La parola challà significa “filone di pane”. Tuttavia, questa parola ha una definizione halachica particolare, inoltre colloquialmente viene usato come il nome di un tipo specifico di pane, millenni dopo che la mitzvà è stata introdotta.

La definizione halachica di challà si trova nella mitzvà positiva 133, ed essa consiste nel separare un pezzo di impasto e nel darlo al cohèn, il sacerdote. Questo pezzo di impasto viene chiamato appunto challà. L’obbligo vige per qualsiasi impasto fatto di grano, orzo, farro, avena o segale. Il cohèn e la sua famiglia mangiavano la challà quando erano ritualmente puri.

I rabbini decisero che i panettieri casalinghi dovevano dare 1/24esimo dell’impasto al cohèn, mentre un panettiere commerciale ne doveva donare 1/48esimo.

Secondo la legge Biblica, la mitzvà della challà viene osservata solamente nella Terra d’Israele. Inoltre, secondo numerose autorità halachiche, l’osservanza vigeva solo all’epoca del Tempio di Gerusalemme. Tuttavia, i rabbini ne reintrodussero l’usanza, anche nella diaspora. Siccome siamo considerati ritualmente impuri, il cohèn non può mangiare la challà. Pertanto, da secoli le donne ebree separano un pezzo d’impasto e lo bruciano. Anche i panettieri kashèr fanno lo stesso: separano un pezzo di impasto da ogni infornata e lo bruciano. Siccome questo pezzo non viene mangiato al giorno d’oggi, sarebbe uno spreco togliere 1/24esimo o 1/48esimo dell’impasto.

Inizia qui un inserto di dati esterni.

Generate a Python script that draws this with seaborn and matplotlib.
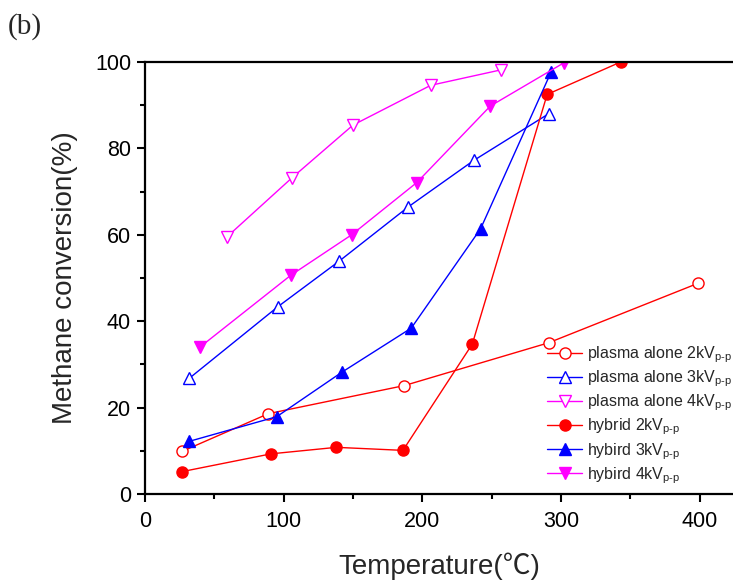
import matplotlib
matplotlib.use("Agg")
import matplotlib.pyplot as plt
import seaborn as sns
import pandas as pd
from matplotlib.ticker import MultipleLocator

sns.set_style("white")
plt.rcParams['font.family'] = ['Liberation Sans', 'Noto Sans CJK KR', 'DejaVu Sans']
plt.rcParams['mathtext.fontset'] = 'custom'
plt.rcParams['mathtext.rm'] = 'Liberation Sans'
plt.rcParams['mathtext.it'] = 'Liberation Sans'

# ---- data ----
p2_temp = [27, 89, 187, 291, 399]
p2_conv = [9.9, 18.6, 25.1, 35.0, 48.8]
p3_temp = [32, 96, 140, 190, 237, 291]
p3_conv = [26.8, 43.4, 53.9, 66.5, 77.2, 88.0]
p4_temp = [59, 106, 150, 206, 257]
p4_conv = [59.5, 73.2, 85.4, 94.6, 98.2]
h2_temp = [27, 91, 138, 186, 236, 290, 343]
h2_conv = [5.2, 9.3, 10.8, 10.1, 34.7, 92.5, 100.0]
h3_temp = [32, 95, 142, 192, 242, 293]
h3_conv = [12.2, 17.9, 28.2, 38.4, 61.4, 97.8]
h4_temp = [40, 105, 149, 196, 249, 302]
h4_conv = [34.1, 50.6, 60.0, 72.1, 89.8, 99.8]

sub = r'$_{\text{p-p}}$'
labels = ['plasma alone 2kV' + sub, 'plasma alone 3kV' + sub, 'plasma alone 4kV' + sub,
          'hybrid 2kV' + sub, 'hybird 3kV' + sub, 'hybird 4kV' + sub]

series = [
    (p2_temp, p2_conv, '#FF0000', 'o', False),
    (p3_temp, p3_conv, '#0000FF', '^', False),
    (p4_temp, p4_conv, '#FF00FF', 'v', False),
    (h2_temp, h2_conv, '#FF0000', 'o', True),
    (h3_temp, h3_conv, '#0000FF', '^', True),
    (h4_temp, h4_conv, '#FF00FF', 'v', True),
]

fig = plt.figure(figsize=(7.33, 5.82), dpi=100)
ax = fig.add_axes([145/733, 1 - 494/582, 1 - 145/733, (494 - 62)/582])

for (t, c, col, mk, filled), lab in zip(series, labels):
    df = pd.DataFrame({'Temperature': t, 'Conversion': c})
    ms = 9 if mk != 'o' else 8
    sns.lineplot(data=df, x='Temperature', y='Conversion', ax=ax, sort=False,
                 estimator=None, color=col, linewidth=1.0, marker=mk,
                 markersize=ms, markerfacecolor=col if filled else 'white',
                 markeredgecolor=col, markeredgewidth=1.0, label=lab)

ax.set_xlim(0, 424)
ax.set_ylim(0, 100)
ax.xaxis.set_major_locator(MultipleLocator(100))
ax.xaxis.set_minor_locator(MultipleLocator(50))
ax.yaxis.set_major_locator(MultipleLocator(20))
ax.yaxis.set_minor_locator(MultipleLocator(10))
ax.tick_params(which='both', direction='out', width=1.5, colors='black',
               labelsize=15.5, bottom=True, left=True, top=False, right=False)
ax.tick_params(which='major', length=6)
ax.tick_params(axis='x', which='major', pad=6)
ax.tick_params(axis='y', which='major', pad=4)
ax.tick_params(which='minor', length=3.5)
for s in ['left', 'bottom', 'top']:
    ax.spines[s].set_linewidth(1.6)
    ax.spines[s].set_color('black')
ax.spines['right'].set_visible(False)

ax.set_xlabel('Temperature(℃)', fontsize=20, labelpad=15)
ax.set_ylabel('Methane conversion(%)', fontsize=20, labelpad=12)

leg = ax.legend(loc='upper left', bbox_to_anchor=(0.684, 0.346), frameon=False,
                fontsize=11.5, handlelength=2.2, handletextpad=0.3,
                labelspacing=0.22, borderpad=0, borderaxespad=0)

fig.text(8/733, 1 - 27/582, '(b)', fontsize=21, family='Liberation Serif',
         va='center', ha='left')

fig.savefig('out.png', dpi=100)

Si toglie un pezzo e si recita la benedizione se si usano almeno 1.666 gr di farina.

Prima di separare la challà si dice la seguente benedizione:

Baruch atà A-do-này Elo-ke-nu mèlech haolàm ashèr kideshànu bemitzvotàv vetzivànu lehafrìsh challà.

Benedetto sia Tu, Sign-re nostro D-o, Re dell’universo che ci ha santificato con i Suoi comandamenti e ci ha comandato di separare la challà.

Si mette il pezzo d'impasto in forno e lo si cuoce fino a che non è commestibile. Alcuni usano bruciarlo sul fuoco.

Il pane morbido che si mangia tradizionalmente durante i pasti di Shabbàt venne conosciuto come challà.